start GIVEN DATA

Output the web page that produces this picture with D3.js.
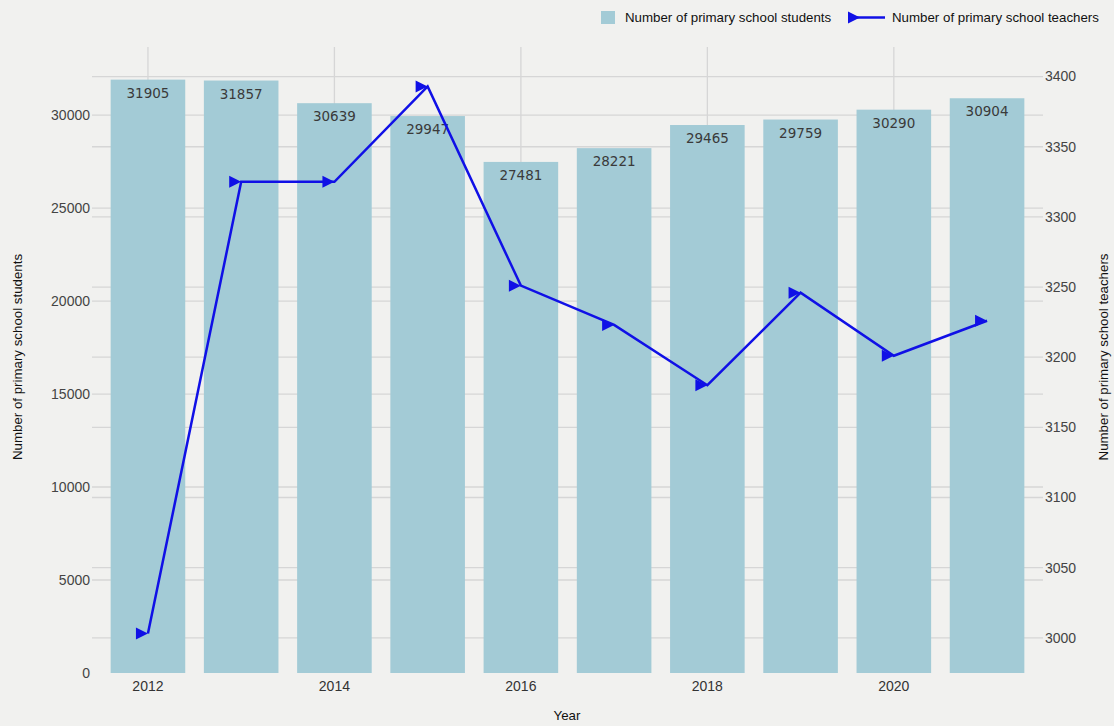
<!DOCTYPE html>
<html>
<head>
<meta charset="utf-8">
<script src="https://cdn.jsdelivr.net/npm/d3@7/dist/d3.min.js"></script>
<style>
  html, body { margin: 0; padding: 0; background: #f1f1ef; }
  svg { display: block; }
</style>
</head>
<body>
<svg id="chart" width="1114" height="726"></svg>
<script>
const years = [2012, 2013, 2014, 2015, 2016, 2017, 2018, 2019, 2020, 2021];
const students = [31905, 31857, 30639, 29947, 27481, 28221, 29465, 29759, 30290, 30904];
const teachers = [3003, 3325, 3325, 3393, 3251, 3223, 3180, 3246, 3201, 3226];
const xTickYears = [2012, 2014, 2016, 2018, 2020];
const leftTicks = [0, 5000, 10000, 15000, 20000, 25000, 30000];
const rightTicks = [3000, 3050, 3100, 3150, 3200, 3250, 3300, 3350, 3400];

(function () {
const svg = d3.select("#chart");
const pL = 92, pR = 1043, pT = 47, pB = 673;
const font = "'Liberation Sans', Arial, sans-serif";

const x = d3.scaleBand().domain(years).range([pL, pR]).paddingInner(0.2).paddingOuter(0.2);
const yL = d3.scaleLinear().domain([0, d3.max(students) * 1.055]).range([pB, pT]);
const tMin = d3.min(teachers), tMax = d3.max(teachers), tPad = (tMax - tMin) * 0.072;
const yR = d3.scaleLinear().domain([tMin - tPad, tMax + tPad]).range([pB, pT]);
const cx = d => x(d) + x.bandwidth() / 2;

const grid = svg.append("g");
grid.selectAll("line.v").data(xTickYears).join("line")
  .attr("x1", cx).attr("x2", cx)
  .attr("y1", pT).attr("y2", pB).attr("stroke", "#d6d6d6").attr("stroke-width", 1.3);
grid.selectAll("line.l").data(leftTicks.filter(d => d > 0)).join("line")
  .attr("x1", pL).attr("x2", pR).attr("y1", d => yL(d)).attr("y2", d => yL(d))
  .attr("stroke", "#d6d6d6").attr("stroke-width", 1.3);
grid.selectAll("line.r").data(rightTicks).join("line")
  .attr("x1", pL).attr("x2", pR).attr("y1", d => yR(d)).attr("y2", d => yR(d))
  .attr("stroke", "#d6d6d6").attr("stroke-width", 1.3);

svg.append("g").selectAll("rect").data(years).join("rect")
  .attr("x", d => x(d)).attr("width", x.bandwidth())
  .attr("y", (d, i) => yL(students[i])).attr("height", (d, i) => pB - yL(students[i]))
  .attr("fill", "#a3cbd6");

svg.append("g").selectAll("text").data(years).join("text")
  .attr("x", cx)
  .attr("y", (d, i) => yL(students[i]) + 18)
  .attr("text-anchor", "middle")
  .attr("font-family", "'DejaVu Sans', Verdana, sans-serif")
  .attr("font-size", 13.5).attr("fill", "#3a3a3a")
  .text((d, i) => students[i]);

const line = d3.line().x((d, i) => cx(years[i])).y(d => yR(d));
svg.append("path").datum(teachers).attr("d", line)
  .attr("fill", "none").attr("stroke", "#1010e6").attr("stroke-width", 2.5);

const tri = "M0,0 L-12,-6 L-12,6 Z";
svg.append("g").selectAll("path").data(teachers).join("path")
  .attr("d", tri)
  .attr("transform", (d, i) => `translate(${cx(years[i])},${yR(d)})`)
  .attr("fill", "#1010e6");

svg.append("g").selectAll("text").data(leftTicks).join("text")
  .attr("x", pL - 2).attr("y", d => yL(d)).attr("dy", "0.35em")
  .attr("text-anchor", "end").attr("font-family", font).attr("font-size", 14).attr("fill", "#444")
  .text(d => d);

svg.append("g").selectAll("text").data(rightTicks).join("text")
  .attr("x", pR + 2).attr("y", d => yR(d)).attr("dy", "0.35em")
  .attr("text-anchor", "start").attr("font-family", font).attr("font-size", 14).attr("fill", "#444")
  .text(d => d);

svg.append("g").selectAll("text").data(xTickYears).join("text")
  .attr("x", cx).attr("y", 686).attr("dy", "0.35em")
  .attr("text-anchor", "middle").attr("font-family", font).attr("font-size", 14).attr("fill", "#333")
  .text(d => d);

svg.append("text").attr("x", 567).attr("y", 715).attr("dy", "0.35em").attr("text-anchor", "middle")
  .attr("font-family", font).attr("font-size", 13.3).attr("fill", "#111").text("Year");
svg.append("text").attr("transform", "translate(17,357) rotate(-90)").attr("dy", "0.35em")
  .attr("text-anchor", "middle").attr("font-family", font).attr("font-size", 13.3).attr("fill", "#111")
  .text("Number of primary school students");
svg.append("text").attr("transform", "translate(1103,357) rotate(-90)").attr("dy", "0.35em")
  .attr("text-anchor", "middle").attr("font-family", font).attr("font-size", 13.3).attr("fill", "#111")
  .text("Number of primary school teachers");

const lg = svg.append("g");
lg.append("rect").attr("x", 601).attr("y", 11).attr("width", 14).attr("height", 13).attr("fill", "#a3cbd6");
lg.append("text").attr("x", 625).attr("y", 17.5).attr("dy", "0.35em").attr("font-family", font)
  .attr("font-size", 13.3).attr("fill", "#111").text("Number of primary school students");
lg.append("line").attr("x1", 848).attr("x2", 885).attr("y1", 17.5).attr("y2", 17.5)
  .attr("stroke", "#1010e6").attr("stroke-width", 2.5);
lg.append("path").attr("d", tri).attr("transform", "translate(860,17.5)").attr("fill", "#1010e6");
lg.append("text").attr("x", 892).attr("y", 17.5).attr("dy", "0.35em").attr("font-family", font)
  .attr("font-size", 13.3).attr("fill", "#111").text("Number of primary school teachers");
})();
</script>
</body>
</html>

end GIVEN DATA

### WHAT YOU ARE ASKED TO DO
Write out the whole listing exactly, and drop the pictures.

### THE RESPONSE
Output the web page that produces this picture with D3.js.
<!DOCTYPE html>
<html>
<head>
<meta charset="utf-8">
<script src="https://cdn.jsdelivr.net/npm/d3@7/dist/d3.min.js"></script>
<style>
  html, body { margin: 0; padding: 0; background: #f1f1ef; }
  svg { display: block; }
</style>
</head>
<body>
<svg id="chart" width="1114" height="726"></svg>
<script>
const years = [2012, 2013, 2014, 2015, 2016, 2017, 2018, 2019, 2020, 2021];
const students = [31905, 31857, 30639, 29947, 27481, 28221, 29465, 29759, 30290, 30904];
const teachers = [3003, 3325, 3325, 3393, 3251, 3223, 3180, 3246, 3201, 3226];
const xTickYears = [2012, 2014, 2016, 2018, 2020];
const leftTicks = [0, 5000, 10000, 15000, 20000, 25000, 30000];
const rightTicks = [3000, 3050, 3100, 3150, 3200, 3250, 3300, 3350, 3400];

(function () {
const svg = d3.select("#chart");
const pL = 92, pR = 1043, pT = 47, pB = 673;
const font = "'Liberation Sans', Arial, sans-serif";

const x = d3.scaleBand().domain(years).range([pL, pR]).paddingInner(0.2).paddingOuter(0.2);
const yL = d3.scaleLinear().domain([0, d3.max(students) * 1.055]).range([pB, pT]);
const tMin = d3.min(teachers), tMax = d3.max(teachers), tPad = (tMax - tMin) * 0.072;
const yR = d3.scaleLinear().domain([tMin - tPad, tMax + tPad]).range([pB, pT]);
const cx = d => x(d) + x.bandwidth() / 2;

const grid = svg.append("g");
grid.selectAll("line.v").data(xTickYears).join("line")
  .attr("x1", cx).attr("x2", cx)
  .attr("y1", pT).attr("y2", pB).attr("stroke", "#d6d6d6").attr("stroke-width", 1.3);
grid.selectAll("line.l").data(leftTicks.filter(d => d > 0)).join("line")
  .attr("x1", pL).attr("x2", pR).attr("y1", d => yL(d)).attr("y2", d => yL(d))
  .attr("stroke", "#d6d6d6").attr("stroke-width", 1.3);
grid.selectAll("line.r").data(rightTicks).join("line")
  .attr("x1", pL).attr("x2", pR).attr("y1", d => yR(d)).attr("y2", d => yR(d))
  .attr("stroke", "#d6d6d6").attr("stroke-width", 1.3);

svg.append("g").selectAll("rect").data(years).join("rect")
  .attr("x", d => x(d)).attr("width", x.bandwidth())
  .attr("y", (d, i) => yL(students[i])).attr("height", (d, i) => pB - yL(students[i]))
  .attr("fill", "#a3cbd6");

svg.append("g").selectAll("text").data(years).join("text")
  .attr("x", cx)
  .attr("y", (d, i) => yL(students[i]) + 18)
  .attr("text-anchor", "middle")
  .attr("font-family", "'DejaVu Sans', Verdana, sans-serif")
  .attr("font-size", 13.5).attr("fill", "#3a3a3a")
  .text((d, i) => students[i]);

const line = d3.line().x((d, i) => cx(years[i])).y(d => yR(d));
svg.append("path").datum(teachers).attr("d", line)
  .attr("fill", "none").attr("stroke", "#1010e6").attr("stroke-width", 2.5);

const tri = "M0,0 L-12,-6 L-12,6 Z";
svg.append("g").selectAll("path").data(teachers).join("path")
  .attr("d", tri)
  .attr("transform", (d, i) => `translate(${cx(years[i])},${yR(d)})`)
  .attr("fill", "#1010e6");

svg.append("g").selectAll("text").data(leftTicks).join("text")
  .attr("x", pL - 2).attr("y", d => yL(d)).attr("dy", "0.35em")
  .attr("text-anchor", "end").attr("font-family", font).attr("font-size", 14).attr("fill", "#444")
  .text(d => d);

svg.append("g").selectAll("text").data(rightTicks).join("text")
  .attr("x", pR + 2).attr("y", d => yR(d)).attr("dy", "0.35em")
  .attr("text-anchor", "start").attr("font-family", font).attr("font-size", 14).attr("fill", "#444")
  .text(d => d);

svg.append("g").selectAll("text").data(xTickYears).join("text")
  .attr("x", cx).attr("y", 686).attr("dy", "0.35em")
  .attr("text-anchor", "middle").attr("font-family", font).attr("font-size", 14).attr("fill", "#333")
  .text(d => d);

svg.append("text").attr("x", 567).attr("y", 715).attr("dy", "0.35em").attr("text-anchor", "middle")
  .attr("font-family", font).attr("font-size", 13.3).attr("fill", "#111").text("Year");
svg.append("text").attr("transform", "translate(17,357) rotate(-90)").attr("dy", "0.35em")
  .attr("text-anchor", "middle").attr("font-family", font).attr("font-size", 13.3).attr("fill", "#111")
  .text("Number of primary school students");
svg.append("text").attr("transform", "translate(1103,357) rotate(-90)").attr("dy", "0.35em")
  .attr("text-anchor", "middle").attr("font-family", font).attr("font-size", 13.3).attr("fill", "#111")
  .text("Number of primary school teachers");

const lg = svg.append("g");
lg.append("rect").attr("x", 601).attr("y", 11).attr("width", 14).attr("height", 13).attr("fill", "#a3cbd6");
lg.append("text").attr("x", 625).attr("y", 17.5).attr("dy", "0.35em").attr("font-family", font)
  .attr("font-size", 13.3).attr("fill", "#111").text("Number of primary school students");
lg.append("line").attr("x1", 848).attr("x2", 885).attr("y1", 17.5).attr("y2", 17.5)
  .attr("stroke", "#1010e6").attr("stroke-width", 2.5);
lg.append("path").attr("d", tri).attr("transform", "translate(860,17.5)").attr("fill", "#1010e6");
lg.append("text").attr("x", 892).attr("y", 17.5).attr("dy", "0.35em").attr("font-family", font)
  .attr("font-size", 13.3).attr("fill", "#111").text("Number of primary school teachers");
})();
</script>
</body>
</html>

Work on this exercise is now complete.